## TASK
Reproduce every line of the listing as written, apart from the pictures.
** start of INFORMATION SHOWN **
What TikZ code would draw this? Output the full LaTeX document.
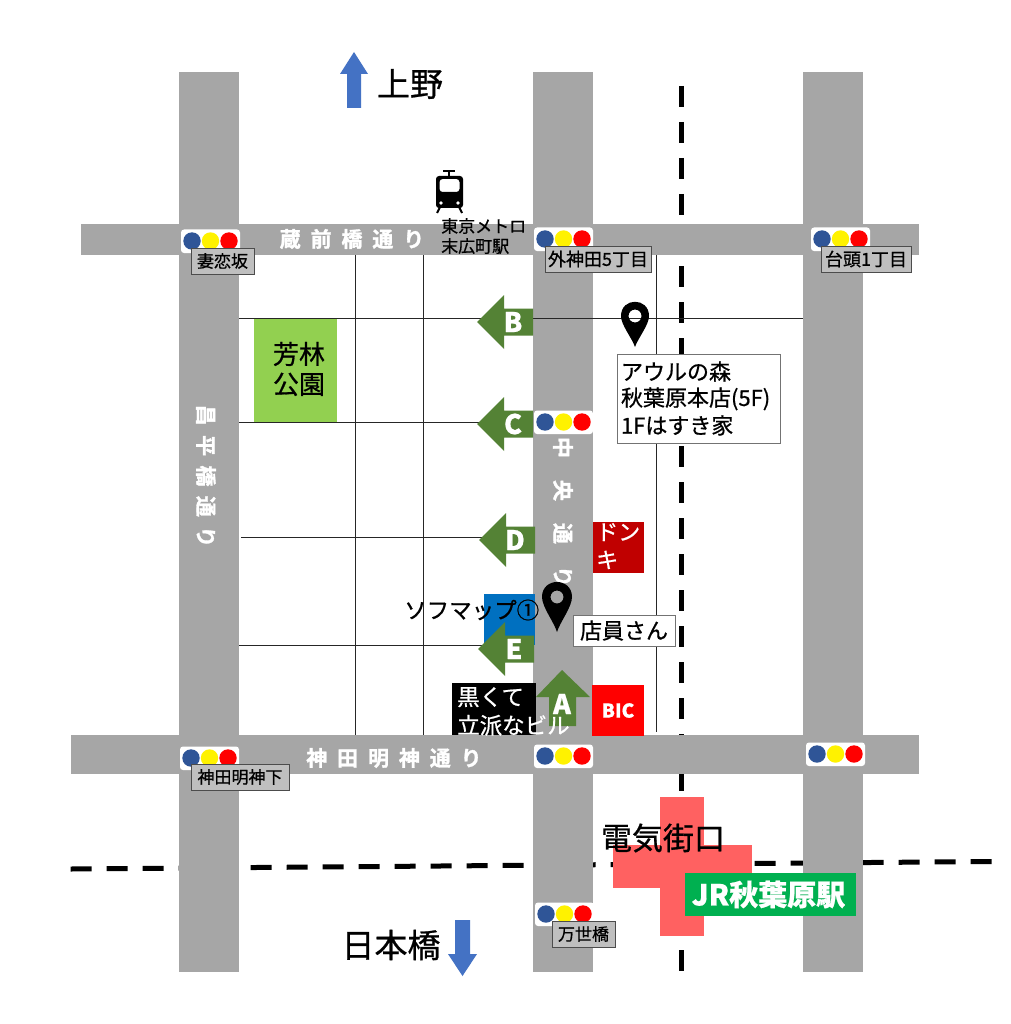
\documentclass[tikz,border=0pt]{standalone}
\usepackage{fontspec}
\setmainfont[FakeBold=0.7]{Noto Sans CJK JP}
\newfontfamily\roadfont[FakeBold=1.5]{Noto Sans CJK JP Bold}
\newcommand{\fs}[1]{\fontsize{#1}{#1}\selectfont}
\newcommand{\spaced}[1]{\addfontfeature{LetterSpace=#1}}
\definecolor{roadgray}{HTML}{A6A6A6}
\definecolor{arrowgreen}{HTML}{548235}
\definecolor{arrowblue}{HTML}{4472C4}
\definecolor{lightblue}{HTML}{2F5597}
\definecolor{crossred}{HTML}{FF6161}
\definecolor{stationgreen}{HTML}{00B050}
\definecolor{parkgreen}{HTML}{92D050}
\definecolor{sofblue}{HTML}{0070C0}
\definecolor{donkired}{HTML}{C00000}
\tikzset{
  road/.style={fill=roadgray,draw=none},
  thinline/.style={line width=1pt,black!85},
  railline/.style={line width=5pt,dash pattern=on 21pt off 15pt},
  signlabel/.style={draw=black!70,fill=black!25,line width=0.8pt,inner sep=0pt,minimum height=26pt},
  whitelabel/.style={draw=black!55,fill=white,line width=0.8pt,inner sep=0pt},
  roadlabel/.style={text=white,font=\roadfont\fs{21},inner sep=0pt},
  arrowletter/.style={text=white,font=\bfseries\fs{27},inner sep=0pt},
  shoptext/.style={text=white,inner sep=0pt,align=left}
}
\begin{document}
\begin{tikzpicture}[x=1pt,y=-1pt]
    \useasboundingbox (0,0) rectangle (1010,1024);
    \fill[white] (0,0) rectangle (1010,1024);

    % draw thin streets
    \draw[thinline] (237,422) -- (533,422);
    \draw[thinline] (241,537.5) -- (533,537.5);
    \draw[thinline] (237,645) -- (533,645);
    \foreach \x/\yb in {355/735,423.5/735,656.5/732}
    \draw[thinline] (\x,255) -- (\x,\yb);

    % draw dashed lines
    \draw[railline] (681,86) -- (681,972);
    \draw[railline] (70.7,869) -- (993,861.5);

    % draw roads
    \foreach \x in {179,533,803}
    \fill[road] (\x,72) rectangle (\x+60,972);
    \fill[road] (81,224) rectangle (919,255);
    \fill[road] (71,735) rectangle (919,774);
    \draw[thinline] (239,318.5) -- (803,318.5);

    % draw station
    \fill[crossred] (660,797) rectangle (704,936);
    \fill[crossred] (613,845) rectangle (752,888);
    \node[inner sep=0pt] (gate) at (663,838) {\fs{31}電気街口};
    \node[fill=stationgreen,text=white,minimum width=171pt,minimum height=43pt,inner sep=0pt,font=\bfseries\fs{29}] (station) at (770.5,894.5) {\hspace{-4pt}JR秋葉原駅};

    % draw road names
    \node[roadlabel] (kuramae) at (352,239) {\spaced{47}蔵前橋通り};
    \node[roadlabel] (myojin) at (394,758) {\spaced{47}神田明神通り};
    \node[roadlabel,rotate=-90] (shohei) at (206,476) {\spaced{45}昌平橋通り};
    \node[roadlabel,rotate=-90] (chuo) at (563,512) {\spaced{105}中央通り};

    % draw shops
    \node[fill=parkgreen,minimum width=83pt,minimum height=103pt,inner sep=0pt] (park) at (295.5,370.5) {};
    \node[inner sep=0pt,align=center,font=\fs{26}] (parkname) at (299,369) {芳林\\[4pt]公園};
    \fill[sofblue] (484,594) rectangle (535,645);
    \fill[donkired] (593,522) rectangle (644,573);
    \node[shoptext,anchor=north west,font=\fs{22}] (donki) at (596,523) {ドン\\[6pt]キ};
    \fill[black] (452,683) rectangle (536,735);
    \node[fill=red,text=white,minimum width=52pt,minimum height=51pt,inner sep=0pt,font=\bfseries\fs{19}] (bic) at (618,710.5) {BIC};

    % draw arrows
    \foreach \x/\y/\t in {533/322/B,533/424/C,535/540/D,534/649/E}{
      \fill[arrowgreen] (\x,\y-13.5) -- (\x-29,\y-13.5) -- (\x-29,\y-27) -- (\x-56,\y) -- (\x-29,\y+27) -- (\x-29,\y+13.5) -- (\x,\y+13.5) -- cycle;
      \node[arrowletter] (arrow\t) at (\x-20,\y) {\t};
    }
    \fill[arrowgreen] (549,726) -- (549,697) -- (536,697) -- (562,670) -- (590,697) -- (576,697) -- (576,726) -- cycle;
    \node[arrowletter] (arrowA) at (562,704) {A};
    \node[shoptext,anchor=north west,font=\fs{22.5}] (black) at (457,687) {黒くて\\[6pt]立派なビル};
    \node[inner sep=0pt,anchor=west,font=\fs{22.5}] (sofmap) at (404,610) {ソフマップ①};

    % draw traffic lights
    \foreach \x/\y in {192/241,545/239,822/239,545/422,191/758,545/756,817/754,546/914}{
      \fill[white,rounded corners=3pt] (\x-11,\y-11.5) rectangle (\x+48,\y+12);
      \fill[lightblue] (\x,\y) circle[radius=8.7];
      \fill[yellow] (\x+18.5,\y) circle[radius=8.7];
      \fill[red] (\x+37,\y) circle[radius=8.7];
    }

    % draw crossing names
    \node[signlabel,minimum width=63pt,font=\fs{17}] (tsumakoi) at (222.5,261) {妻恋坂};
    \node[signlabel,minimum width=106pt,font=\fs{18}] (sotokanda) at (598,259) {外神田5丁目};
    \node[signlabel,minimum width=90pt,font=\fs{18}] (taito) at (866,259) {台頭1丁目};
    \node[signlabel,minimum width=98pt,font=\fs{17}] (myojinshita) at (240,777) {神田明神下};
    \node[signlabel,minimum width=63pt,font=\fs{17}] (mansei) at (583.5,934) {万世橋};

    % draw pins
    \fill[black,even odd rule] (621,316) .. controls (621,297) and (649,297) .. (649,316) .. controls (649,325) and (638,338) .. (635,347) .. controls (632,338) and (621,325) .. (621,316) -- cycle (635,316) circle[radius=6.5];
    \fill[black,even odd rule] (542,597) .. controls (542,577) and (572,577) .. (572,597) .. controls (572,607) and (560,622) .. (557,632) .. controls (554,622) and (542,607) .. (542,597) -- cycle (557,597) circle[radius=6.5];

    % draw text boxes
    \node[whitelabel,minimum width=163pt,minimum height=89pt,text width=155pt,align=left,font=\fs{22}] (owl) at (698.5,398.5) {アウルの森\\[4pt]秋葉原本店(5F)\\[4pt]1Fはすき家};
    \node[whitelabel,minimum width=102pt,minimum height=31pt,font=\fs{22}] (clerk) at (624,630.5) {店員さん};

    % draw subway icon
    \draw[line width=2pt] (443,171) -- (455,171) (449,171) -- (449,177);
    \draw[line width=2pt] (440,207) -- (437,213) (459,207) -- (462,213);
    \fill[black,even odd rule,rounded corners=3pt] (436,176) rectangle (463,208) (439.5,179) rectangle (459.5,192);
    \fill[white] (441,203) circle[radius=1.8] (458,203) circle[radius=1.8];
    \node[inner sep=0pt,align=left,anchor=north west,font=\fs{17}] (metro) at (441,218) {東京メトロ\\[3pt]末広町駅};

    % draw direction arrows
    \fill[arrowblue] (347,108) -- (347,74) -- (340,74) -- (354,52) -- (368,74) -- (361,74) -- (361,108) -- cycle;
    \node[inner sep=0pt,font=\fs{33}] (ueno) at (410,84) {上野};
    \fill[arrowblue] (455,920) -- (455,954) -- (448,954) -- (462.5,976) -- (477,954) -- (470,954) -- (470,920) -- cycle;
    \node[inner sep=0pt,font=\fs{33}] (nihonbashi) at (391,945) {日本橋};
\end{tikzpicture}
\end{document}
** end of INFORMATION SHOWN **
## TASK RESULT
What TikZ code would draw this? Output the full LaTeX document.
\documentclass[tikz,border=0pt]{standalone}
\usepackage{fontspec}
\setmainfont[FakeBold=0.7]{Noto Sans CJK JP}
\newfontfamily\roadfont[FakeBold=1.5]{Noto Sans CJK JP Bold}
\newcommand{\fs}[1]{\fontsize{#1}{#1}\selectfont}
\newcommand{\spaced}[1]{\addfontfeature{LetterSpace=#1}}
\definecolor{roadgray}{HTML}{A6A6A6}
\definecolor{arrowgreen}{HTML}{548235}
\definecolor{arrowblue}{HTML}{4472C4}
\definecolor{lightblue}{HTML}{2F5597}
\definecolor{crossred}{HTML}{FF6161}
\definecolor{stationgreen}{HTML}{00B050}
\definecolor{parkgreen}{HTML}{92D050}
\definecolor{sofblue}{HTML}{0070C0}
\definecolor{donkired}{HTML}{C00000}
\tikzset{
  road/.style={fill=roadgray,draw=none},
  thinline/.style={line width=1pt,black!85},
  railline/.style={line width=5pt,dash pattern=on 21pt off 15pt},
  signlabel/.style={draw=black!70,fill=black!25,line width=0.8pt,inner sep=0pt,minimum height=26pt},
  whitelabel/.style={draw=black!55,fill=white,line width=0.8pt,inner sep=0pt},
  roadlabel/.style={text=white,font=\roadfont\fs{21},inner sep=0pt},
  arrowletter/.style={text=white,font=\bfseries\fs{27},inner sep=0pt},
  shoptext/.style={text=white,inner sep=0pt,align=left}
}
\begin{document}
\begin{tikzpicture}[x=1pt,y=-1pt]
    \useasboundingbox (0,0) rectangle (1010,1024);
    \fill[white] (0,0) rectangle (1010,1024);

    % draw thin streets
    \draw[thinline] (237,422) -- (533,422);
    \draw[thinline] (241,537.5) -- (533,537.5);
    \draw[thinline] (237,645) -- (533,645);
    \foreach \x/\yb in {355/735,423.5/735,656.5/732}
    \draw[thinline] (\x,255) -- (\x,\yb);

    % draw dashed lines
    \draw[railline] (681,86) -- (681,972);
    \draw[railline] (70.7,869) -- (993,861.5);

    % draw roads
    \foreach \x in {179,533,803}
    \fill[road] (\x,72) rectangle (\x+60,972);
    \fill[road] (81,224) rectangle (919,255);
    \fill[road] (71,735) rectangle (919,774);
    \draw[thinline] (239,318.5) -- (803,318.5);

    % draw station
    \fill[crossred] (660,797) rectangle (704,936);
    \fill[crossred] (613,845) rectangle (752,888);
    \node[inner sep=0pt] (gate) at (663,838) {\fs{31}電気街口};
    \node[fill=stationgreen,text=white,minimum width=171pt,minimum height=43pt,inner sep=0pt,font=\bfseries\fs{29}] (station) at (770.5,894.5) {\hspace{-4pt}JR秋葉原駅};

    % draw road names
    \node[roadlabel] (kuramae) at (352,239) {\spaced{47}蔵前橋通り};
    \node[roadlabel] (myojin) at (394,758) {\spaced{47}神田明神通り};
    \node[roadlabel,rotate=-90] (shohei) at (206,476) {\spaced{45}昌平橋通り};
    \node[roadlabel,rotate=-90] (chuo) at (563,512) {\spaced{105}中央通り};

    % draw shops
    \node[fill=parkgreen,minimum width=83pt,minimum height=103pt,inner sep=0pt] (park) at (295.5,370.5) {};
    \node[inner sep=0pt,align=center,font=\fs{26}] (parkname) at (299,369) {芳林\\[4pt]公園};
    \fill[sofblue] (484,594) rectangle (535,645);
    \fill[donkired] (593,522) rectangle (644,573);
    \node[shoptext,anchor=north west,font=\fs{22}] (donki) at (596,523) {ドン\\[6pt]キ};
    \fill[black] (452,683) rectangle (536,735);
    \node[fill=red,text=white,minimum width=52pt,minimum height=51pt,inner sep=0pt,font=\bfseries\fs{19}] (bic) at (618,710.5) {BIC};

    % draw arrows
    \foreach \x/\y/\t in {533/322/B,533/424/C,535/540/D,534/649/E}{
      \fill[arrowgreen] (\x,\y-13.5) -- (\x-29,\y-13.5) -- (\x-29,\y-27) -- (\x-56,\y) -- (\x-29,\y+27) -- (\x-29,\y+13.5) -- (\x,\y+13.5) -- cycle;
      \node[arrowletter] (arrow\t) at (\x-20,\y) {\t};
    }
    \fill[arrowgreen] (549,726) -- (549,697) -- (536,697) -- (562,670) -- (590,697) -- (576,697) -- (576,726) -- cycle;
    \node[arrowletter] (arrowA) at (562,704) {A};
    \node[shoptext,anchor=north west,font=\fs{22.5}] (black) at (457,687) {黒くて\\[6pt]立派なビル};
    \node[inner sep=0pt,anchor=west,font=\fs{22.5}] (sofmap) at (404,610) {ソフマップ①};

    % draw traffic lights
    \foreach \x/\y in {192/241,545/239,822/239,545/422,191/758,545/756,817/754,546/914}{
      \fill[white,rounded corners=3pt] (\x-11,\y-11.5) rectangle (\x+48,\y+12);
      \fill[lightblue] (\x,\y) circle[radius=8.7];
      \fill[yellow] (\x+18.5,\y) circle[radius=8.7];
      \fill[red] (\x+37,\y) circle[radius=8.7];
    }

    % draw crossing names
    \node[signlabel,minimum width=63pt,font=\fs{17}] (tsumakoi) at (222.5,261) {妻恋坂};
    \node[signlabel,minimum width=106pt,font=\fs{18}] (sotokanda) at (598,259) {外神田5丁目};
    \node[signlabel,minimum width=90pt,font=\fs{18}] (taito) at (866,259) {台頭1丁目};
    \node[signlabel,minimum width=98pt,font=\fs{17}] (myojinshita) at (240,777) {神田明神下};
    \node[signlabel,minimum width=63pt,font=\fs{17}] (mansei) at (583.5,934) {万世橋};

    % draw pins
    \fill[black,even odd rule] (621,316) .. controls (621,297) and (649,297) .. (649,316) .. controls (649,325) and (638,338) .. (635,347) .. controls (632,338) and (621,325) .. (621,316) -- cycle (635,316) circle[radius=6.5];
    \fill[black,even odd rule] (542,597) .. controls (542,577) and (572,577) .. (572,597) .. controls (572,607) and (560,622) .. (557,632) .. controls (554,622) and (542,607) .. (542,597) -- cycle (557,597) circle[radius=6.5];

    % draw text boxes
    \node[whitelabel,minimum width=163pt,minimum height=89pt,text width=155pt,align=left,font=\fs{22}] (owl) at (698.5,398.5) {アウルの森\\[4pt]秋葉原本店(5F)\\[4pt]1Fはすき家};
    \node[whitelabel,minimum width=102pt,minimum height=31pt,font=\fs{22}] (clerk) at (624,630.5) {店員さん};

    % draw subway icon
    \draw[line width=2pt] (443,171) -- (455,171) (449,171) -- (449,177);
    \draw[line width=2pt] (440,207) -- (437,213) (459,207) -- (462,213);
    \fill[black,even odd rule,rounded corners=3pt] (436,176) rectangle (463,208) (439.5,179) rectangle (459.5,192);
    \fill[white] (441,203) circle[radius=1.8] (458,203) circle[radius=1.8];
    \node[inner sep=0pt,align=left,anchor=north west,font=\fs{17}] (metro) at (441,218) {東京メトロ\\[3pt]末広町駅};

    % draw direction arrows
    \fill[arrowblue] (347,108) -- (347,74) -- (340,74) -- (354,52) -- (368,74) -- (361,74) -- (361,108) -- cycle;
    \node[inner sep=0pt,font=\fs{33}] (ueno) at (410,84) {上野};
    \fill[arrowblue] (455,920) -- (455,954) -- (448,954) -- (462.5,976) -- (477,954) -- (470,954) -- (470,920) -- cycle;
    \node[inner sep=0pt,font=\fs{33}] (nihonbashi) at (391,945) {日本橋};
\end{tikzpicture}
\end{document}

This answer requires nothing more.